Eine bessere Gesundheitsversorgung in Mecklenburg-Vorpommern ist realisierbar, wenn wir die vorhandenen Strukturen besser verzahnen und die eingesetzten Ressourcen effizienter nutzen.

TK: Sie spielen damit auch auf die Ausgabenentwicklung an. 

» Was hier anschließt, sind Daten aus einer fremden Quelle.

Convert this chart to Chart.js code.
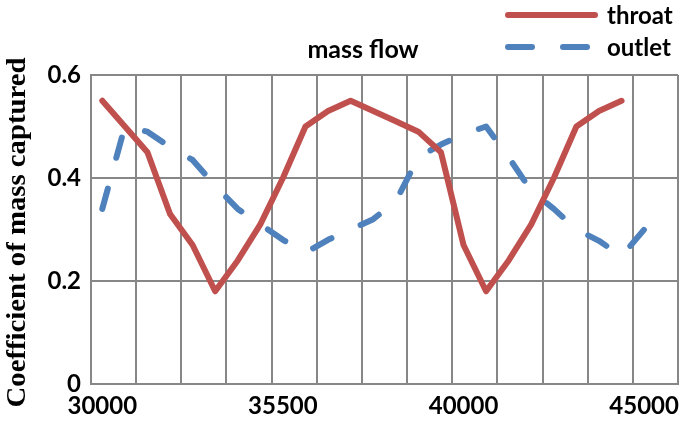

Austenat-Wied: Nur in Sachsen-Anhalt sind die Leistungsausgaben der GKV je Versicherten bzw. je Versicherter höher als in Mecklenburg-Vorpommern. Die Schlussfolgerung müsste dann sein, dass die Menschen nur in Sachsen-Anhalt besser versorgt werden. Ist das so? Oder haben wir seit Jahrzehnten einen Irrweg eingeschlagen, der uns in der Logik gefangen hält, dass Mehrausgaben die Versorgungsdefizite abbauen. Ich möchte damit explizit nicht die hervorragende Arbeit vieler Ärztinnen und Ärzte angreifen, aber auf systemischer Ebene kann es so nicht weitergehen. 

TK: Wie sollte es aus Ihrer Sicht weitergehen?

Austenat-Wied: Wir müssen die vorhandenen fachärztlichen Kapazitäten besser nutzen. Den Patientinnen und Patienten darf die notwendige medizinische Expertise nicht vorenthalten werden, nur weil sie im "falschen" Sektor angesiedelt ist. Das bedeutet für mich ganz klar: Wir müssen die Ärztinnen und Ärzte aus den Krankenhäusern noch stärker in die ambulante Versorgung einbinden. 

Dafür müssen wir zwei Dinge tun. Die bestehenden Instrumente, wie Institutsermächtigungen und persönliche Ermächtigungen bedarfsgerecht stärker nutzen. Sowie die bestehenden strikten Grenzen zwischen den Sektoren abbauen. Wie dies gelingen kann, haben wir in unserem Fachartikel skizziert, den ich den Leserinnen und Lesern sehr ans Herz lege.

TK: Vielen Dank für das Interview und den Lesehinweis.